LÁNGUIDA LUZ DE DICIEMBRE
01-12-11
Si en verano la luz es hasta obscena, dominadora e invasiva (insoportable), la luz del presentido invierno es insinuada, inusual, dócil y complaciente.
No por ser menos arrogante la luz, es menos.
De la misma forma que el hombre cauto, modesto y sencillo, no es menos que aquél que irrumpe insoportable en la velada levedad de nuestra vida, así la luz de otoño e invierno tampoco son menos.
Seguramente, son mucho más.
Lo obsceno es la afirmación violenta (y macarra) de lo inseguro.
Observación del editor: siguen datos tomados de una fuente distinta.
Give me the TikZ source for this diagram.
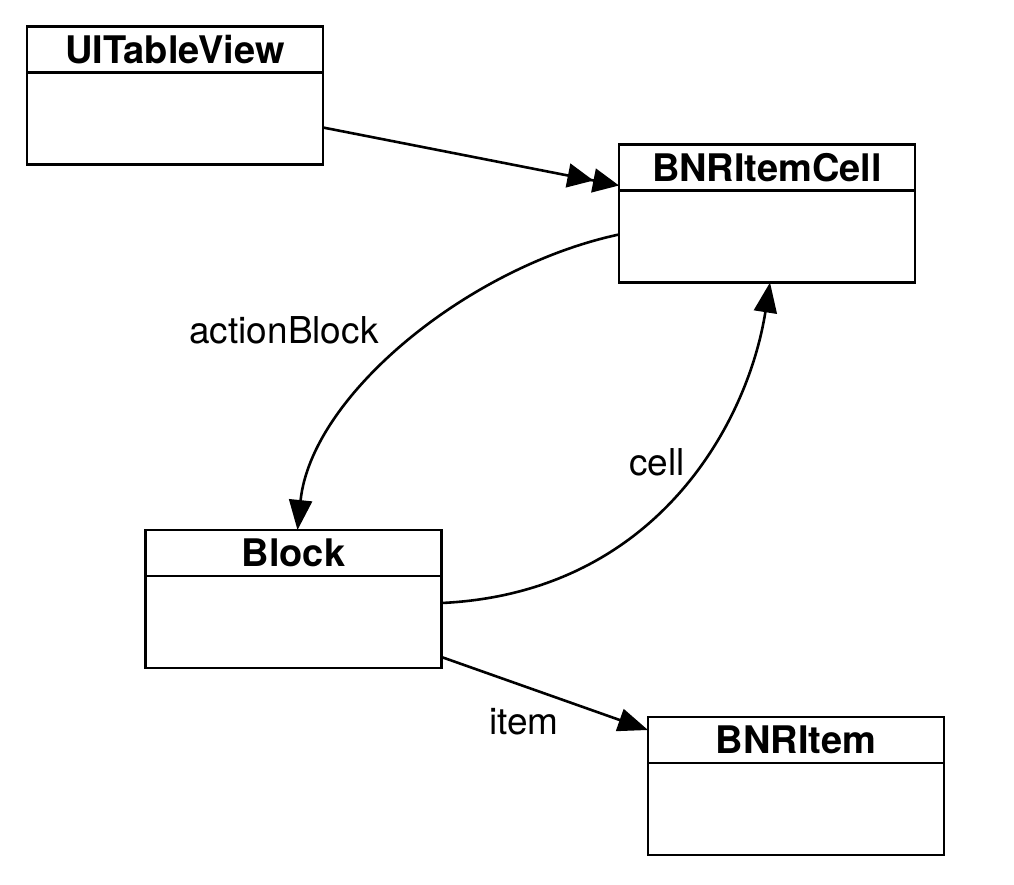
\documentclass[tikz,border=0pt]{standalone}
\usepackage{fontspec}
\setmainfont{TeX Gyre Heros}
\usetikzlibrary{arrows.meta}
\begin{document}
\begin{tikzpicture}[x=1pt,y=-1pt,
  ln/.style={line width=2.6pt},
  ttl/.style={draw, ln, minimum width=296pt, minimum height=46pt, inner sep=0pt, outer sep=0pt,
    font=\fontsize{38}{44}\selectfont\bfseries},
  bdy/.style={draw, ln, minimum width=296pt, minimum height=92pt, inner sep=0pt, outer sep=0pt, anchor=north},
  lbl/.style={font=\fontsize{37}{44}\selectfont, inner sep=0pt},
  conn/.style={ln, -{Triangle[length=30pt,width=23pt]}},
  dconn/.style={ln, -{Triangle[length=26pt,width=24pt] Triangle[length=26pt,width=24pt]}}]
\useasboundingbox[fill=white] (0,0) rectangle (1014,884);
% boxes
\node[ttl] (tvt) at (175,49.5) {UITableView};
\node[bdy] (tvb) at (tvt.south) {};
\node[ttl] (cellt) at (767,167.5) {BNRItemCell};
\node[bdy] (cellb) at (cellt.south) {};
\node[ttl] (blockt) at (293.5,553) {Block};
\node[bdy] (blockb) at (blockt.south) {};
\node[ttl] (itemt) at (796,740) {BNRItem};
\node[bdy] (itemb) at (itemt.south) {};
% connectors
\draw[dconn] ([yshift=-9pt]tvb.east) -- ([yshift=5pt]cellt.south west);
\draw[conn] ([yshift=2pt]cellb.west) .. controls +(-150,32) and +(14,-135) .. ([xshift=4pt]blockt.north);
\draw[conn] ([yshift=19pt]blockb.east) .. controls +(215,-10) and +(-22,140) .. ([xshift=3pt]cellb.south);
\draw[conn] ([yshift=-35pt]blockb.east) -- ([yshift=10pt]itemt.west);
% labels
\node[lbl] (lab1) at (284,330) {actionBlock};
\node[lbl] (lab2) at (657,462) {cell};
\node[lbl] (lab3) at (524,722) {item};
\end{tikzpicture}
\end{document}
La luz de verano arrasa con cosechas, maldice y aniquila las flores y las hierbas silvestres, causa muertes de enfermos y viejos deshidratados, que olvidaron su proletaria gorra en su proletario piso de barrio de proletario pensionista, y no se acordaron que a cierta edad, beber un simple vaso de agua salvadora, supone la diferencia entre vivir un poco más, o morir un poco para siempre.
La luz de Diciembre es muy otra.
Débilmente cálida, susurrante, como una presencia sentida pero no sabida, la notamos en la piel, que ya olvidó la agresión intolerable del verano, todo uno pringado de cremas de protección solar, cuando resulta que el alma nunca encuentra protección ante tal salvaje y continuado ataque.
La luz de diciembre es un milagro. Es una ninfa esquiva que se esconde por las esquinas de los altos edificios de la gran ciudad.
Juguetona, traviesa e infantil, esa luz se nos insinúa, y cuando justo estamos a punto de paladear y gozar su gracia, calor y candor, desaparece, dejándonos tristes y solos.
Luz que no es capaz de calentar nuestra alma, inconsolable al comprobar la brutalidad de la vida, pero que ilumina nuestra inteligencia, masajea nuestro cuerpo, alimenta nuestro espíritu.
Es propicio y conveniente dejarse llevar por la luz de invierno, como esos lagartos hibernados que salen atónitos y dormidos de sus cuevas y escondrijos, al olor de la inodora luz.
Fácil es sentarse en una terraza debidamente orientada, pedir un café, una cerveza, un vino, un gin tonic, depende de la hora. Mejor solo que acompañado, porque así uno no se distrae de sí mismo, y se concentra y se piensa.
Días fríos pero soleados, con vientos de acero y hielo de la cercana sierra, que dejan impoluto el cielo de gases y maldiciones, y uno respira profundo para que el ozono limpie hasta el último pensamiento negro.
Y entonces aparece esa luz deseada. No hace falta gorra, si acaso una gafas de sol para que la luz todopoderosa no nos deslumbre y no nos ciegue. Y nos dejamos llevar por el murmullo y el arrobo de la luz: balanceados, acariciados, levitados, suavemente zarandeados.
La lánguida luz de Diciembre no nos enlanguidece. La languidez, esa cosa tan romántica, literaria y autodestructiva, que sólo se podía superar con sustancias tan nocivas como el opio o la absenta, que enloquecía a los incautos, no es un estado deseable, porque conduce al nihilismo, a la molicie y la nada creadora inacción.
En cambio, la lánguida luz de Diciembre es la mejor compañera para los paseos pausados de los domingos, y para la marcha militar del trabajo de entresemana.
Si algo tiene Madrid y nuestra querida España, es lánguida luz de diciembre, al contrario que otras ciudades europeas que hemos visitado o en donde hemos vivido, y el otoño y el inverno es una sucesión implacable y cruel de borrascas y nubes, que abusan de la ninfa luz, y nos la escamotean y nos la roban.
La ninfa luz acaso es la mejor compañera para estas fechas. Nada pide, nada exige. No habla, no chilla, no reprocha. Pero sonríe, acaricia, nos calienta y nos alienta y hasta nos da más vida.
Ninfa luz que tendemos a ignorar durante la semana, hasta que un día decimos basta, y nos sentamos un buen rato en el banco de un jardín y nos dejamos llevar por su esplendente compañía.
Luz lánguida de Diciembre, compañera, amada, deseada.